We now wish to show how does the map $\left(\bigwedge^{n-1}f\right)^\dagger$ act on $V$. For this it suffices to show what happens on each base vector $e_k$, that we wedge with $\epsilon_l$:

\begin{align*} \left(\bigwedge^{n-1}f\right)^\dagger(e_k)\wedge\epsilon_l&=e_k\wedge \left(\bigwedge^{n-1}f\right)(\epsilon_l)\\ &=e_k\wedge f(e_1)\wedge\ldots\wedge f(e_{l-1})\wedge f(e_{l+1}) \wedge\ldots\wedge f(e_n)\\ &=(-1)^{k-1}\det(A^{(k,l)})e_1\wedge\ldots\wedge e_n. \end{align*}

where $A^{(k,l)}$ is the matrix obtained from $A$ by eliminating the $k$-th row and $l$-th column (this is just Maxime's second commutative square). So we clearly have

$$\left(\bigwedge^{n-1}f\right)^\dagger(e_k)=\sum_{l=1}^n(-1)^{k+l}\det(A^{(k,l)})e_l$$

thus showing that the matrix of $f^{ad}$ in the canonical basis is $A^{ad}={}^t\left((-1)^{k+l}\det(A^{(k,l)})\right)_{1\leqslant k,l\leqslant n}$, i.e. the classical adjugate matrix of $A$. By step two, we get that $A^{ad}A=\det(A)I_n$. This shows the classic Laplace expansion, by considering the computation of every $(i,i)$ coefficient in the product.

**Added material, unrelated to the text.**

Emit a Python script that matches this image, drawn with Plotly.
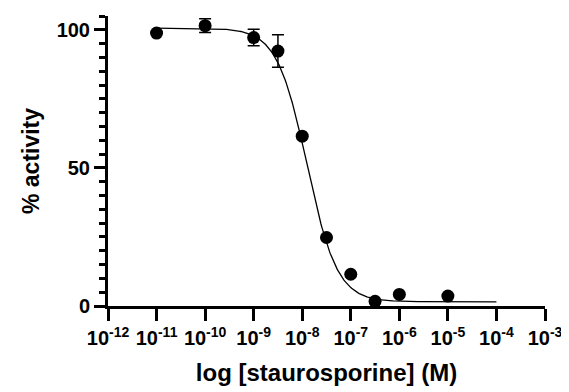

Remark: Suppose $\det(A)\in R^\times$, then we wish to show that $A$ is invertible. An application of Nakayama's lemma shows that if an endomorphism of fintely generated modules is surjective, then it is injective, and thus an isomorphism, so $A^{ad}$ is invertible considering $A^{ad}A=\det(A)I_n$ and since $\det(A)I_n$ is invertible. But then $\det(A)^{-1}A$ is a right inverse and by a simple computation, we can show that it is also a left inverse to $A^{ad}$. Thus we have also shown that $A$ is invertible.

Edit: In fact, Nakayama isn't necessary to conclude. Since $\det(A)\in R^\times$, then $\det(A^{ad})\det(A)=\det(A)^n$, so $\det(A^{ad})=\det(A)^{n-1}$ is also invertible, so the identity $(A^{ad})^{ad}A^{ad}=\det(A^{ad})I_n$ shows that $A^{ad}$ also has a left inverse. A simple computation shows that the two inverses are identical.

Any comments and errata are welcome. I hope this helps.